Carry none of the pictures over; write out the complete data exactly.
::::::
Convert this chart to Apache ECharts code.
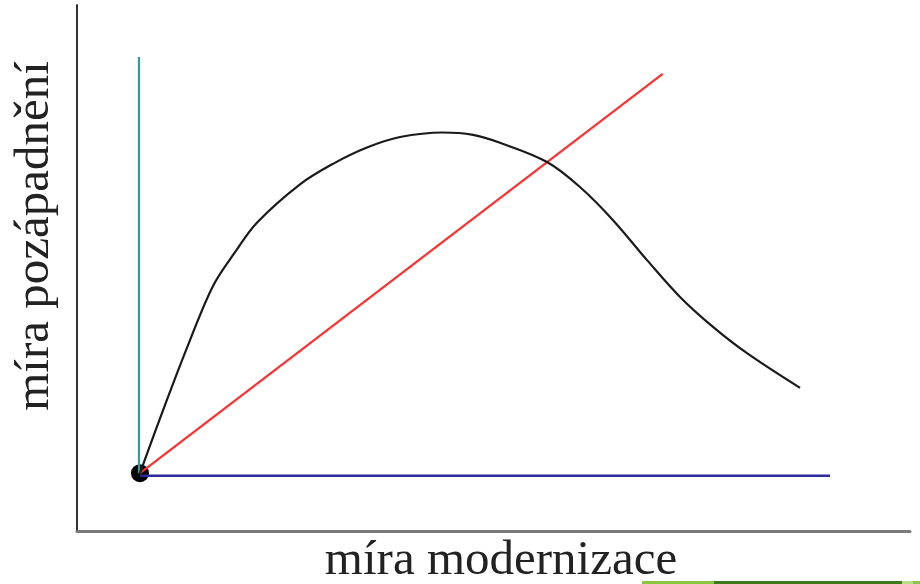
<!DOCTYPE html>
<html>
<head>
<meta charset="utf-8">
<script src="https://cdn.jsdelivr.net/npm/echarts@6/dist/echarts.min.js"></script>
<style>
  html, body { margin: 0; padding: 0; background: #fff; }
  #chart { width: 920px; height: 584px; }
</style>
</head>
<body>
<div id="chart"></div>
<script>
// osa: 0..100 v obou směrech (bez popisků)
var origin = [7.56, 11.0];
// černá křivka
var curveX = [7.56, 10.56, 13.57, 16.33, 18.97, 21.6, 26.77, 30.73, 34.81, 38.78, 43.94, 47.54, 50.78, 56.42, 60.38, 64.35, 68.43, 72.39, 76.35, 80.43, 86.8];
var curveY = [11.0, 23.95, 36.3, 46.6, 53.0, 58.6, 65.9, 69.8, 72.9, 74.9, 75.76, 75.3, 73.8, 70.15, 65.4, 59.1, 51.5, 44.5, 38.8, 33.8, 27.2];
// přímky
var tealX = [7.44, 7.44], tealY = [11.0, 90.1];
var redX = [7.56, 70.3], redY = [11.0, 86.9];
var blueX = [7.56, 90.4], blueY = [10.5, 10.5];

function pairs(xs, ys) {
    return xs.map(function (x, i) { return [x, ys[i]]; });
}

var font = 'Liberation Serif';
var option = {
    animation: false,
    grid: { left: 77, right: 10, top: 5, bottom: 53, outerBoundsMode: 'none' },
    xAxis: {
        type: 'value', min: 0, max: 100,
        name: 'míra modernizace',
        nameLocation: 'middle',
        nameGap: 6,
        nameTextStyle: { fontFamily: font, fontSize: 49, color: '#222', padding: [0, 0, 0, 15] },
        axisLine: { show: true, lineStyle: { color: '#7a7a7a', width: 3 } },
        axisTick: { show: false },
        axisLabel: { show: false },
        splitLine: { show: false }
    },
    yAxis: {
        type: 'value', min: 0, max: 100,
        name: 'míra pozápadnění',
        nameLocation: 'middle',
        nameGap: 17,
        nameRotate: 90,
        nameTextStyle: { fontFamily: font, fontSize: 49, color: '#222', padding: [0, 0, 0, 64] },
        axisLine: { show: true, lineStyle: { color: '#333', width: 2 } },
        axisTick: { show: false },
        axisLabel: { show: false },
        splitLine: { show: false }
    },
    series: [
        {
            type: 'line', data: pairs(tealX, tealY), symbol: 'none',
            lineStyle: { color: '#2e9e96', width: 2.2 }
        },
        {
            type: 'line', data: pairs(blueX, blueY), symbol: 'none',
            lineStyle: { color: '#2b2b9a', width: 2.5 }
        },
        {
            type: 'line', data: pairs(redX, redY), symbol: 'none',
            lineStyle: { color: '#ff3030', width: 2.2 }
        },
        {
            type: 'line', data: pairs(curveX, curveY), symbol: 'none', smooth: 0.35,
            lineStyle: { color: '#1a1a1a', width: 2.2 }
        },
        {
            type: 'scatter', data: [origin], symbolSize: 18,
            itemStyle: { color: '#000', opacity: 1 }
        }
    ],
    graphic: [
        { type: 'rect', shape: { x: 642, y: 581, width: 72, height: 3 }, style: { fill: '#8cc63f' } },
        { type: 'rect', shape: { x: 714, y: 581, width: 188, height: 3 }, style: { fill: '#3d7a1e' } },
        { type: 'rect', shape: { x: 902, y: 581, width: 11, height: 3 }, style: { fill: '#b8e08a' } },
        { type: 'rect', shape: { x: 913, y: 581, width: 7, height: 3 }, style: { fill: '#8cc63f' } }
    ]
};

var chart = echarts.init(document.getElementById('chart'));
chart.setOption(option);
</script>
</body>
</html>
::::::
TASK OUTPUT
Convert this chart to Apache ECharts code.
<!DOCTYPE html>
<html>
<head>
<meta charset="utf-8">
<script src="https://cdn.jsdelivr.net/npm/echarts@6/dist/echarts.min.js"></script>
<style>
  html, body { margin: 0; padding: 0; background: #fff; }
  #chart { width: 920px; height: 584px; }
</style>
</head>
<body>
<div id="chart"></div>
<script>
// osa: 0..100 v obou směrech (bez popisků)
var origin = [7.56, 11.0];
// černá křivka
var curveX = [7.56, 10.56, 13.57, 16.33, 18.97, 21.6, 26.77, 30.73, 34.81, 38.78, 43.94, 47.54, 50.78, 56.42, 60.38, 64.35, 68.43, 72.39, 76.35, 80.43, 86.8];
var curveY = [11.0, 23.95, 36.3, 46.6, 53.0, 58.6, 65.9, 69.8, 72.9, 74.9, 75.76, 75.3, 73.8, 70.15, 65.4, 59.1, 51.5, 44.5, 38.8, 33.8, 27.2];
// přímky
var tealX = [7.44, 7.44], tealY = [11.0, 90.1];
var redX = [7.56, 70.3], redY = [11.0, 86.9];
var blueX = [7.56, 90.4], blueY = [10.5, 10.5];

function pairs(xs, ys) {
    return xs.map(function (x, i) { return [x, ys[i]]; });
}

var font = 'Liberation Serif';
var option = {
    animation: false,
    grid: { left: 77, right: 10, top: 5, bottom: 53, outerBoundsMode: 'none' },
    xAxis: {
        type: 'value', min: 0, max: 100,
        name: 'míra modernizace',
        nameLocation: 'middle',
        nameGap: 6,
        nameTextStyle: { fontFamily: font, fontSize: 49, color: '#222', padding: [0, 0, 0, 15] },
        axisLine: { show: true, lineStyle: { color: '#7a7a7a', width: 3 } },
        axisTick: { show: false },
        axisLabel: { show: false },
        splitLine: { show: false }
    },
    yAxis: {
        type: 'value', min: 0, max: 100,
        name: 'míra pozápadnění',
        nameLocation: 'middle',
        nameGap: 17,
        nameRotate: 90,
        nameTextStyle: { fontFamily: font, fontSize: 49, color: '#222', padding: [0, 0, 0, 64] },
        axisLine: { show: true, lineStyle: { color: '#333', width: 2 } },
        axisTick: { show: false },
        axisLabel: { show: false },
        splitLine: { show: false }
    },
    series: [
        {
            type: 'line', data: pairs(tealX, tealY), symbol: 'none',
            lineStyle: { color: '#2e9e96', width: 2.2 }
        },
        {
            type: 'line', data: pairs(blueX, blueY), symbol: 'none',
            lineStyle: { color: '#2b2b9a', width: 2.5 }
        },
        {
            type: 'line', data: pairs(redX, redY), symbol: 'none',
            lineStyle: { color: '#ff3030', width: 2.2 }
        },
        {
            type: 'line', data: pairs(curveX, curveY), symbol: 'none', smooth: 0.35,
            lineStyle: { color: '#1a1a1a', width: 2.2 }
        },
        {
            type: 'scatter', data: [origin], symbolSize: 18,
            itemStyle: { color: '#000', opacity: 1 }
        }
    ],
    graphic: [
        { type: 'rect', shape: { x: 642, y: 581, width: 72, height: 3 }, style: { fill: '#8cc63f' } },
        { type: 'rect', shape: { x: 714, y: 581, width: 188, height: 3 }, style: { fill: '#3d7a1e' } },
        { type: 'rect', shape: { x: 902, y: 581, width: 11, height: 3 }, style: { fill: '#b8e08a' } },
        { type: 'rect', shape: { x: 913, y: 581, width: 7, height: 3 }, style: { fill: '#8cc63f' } }
    ]
};

var chart = echarts.init(document.getElementById('chart'));
chart.setOption(option);
</script>
</body>
</html>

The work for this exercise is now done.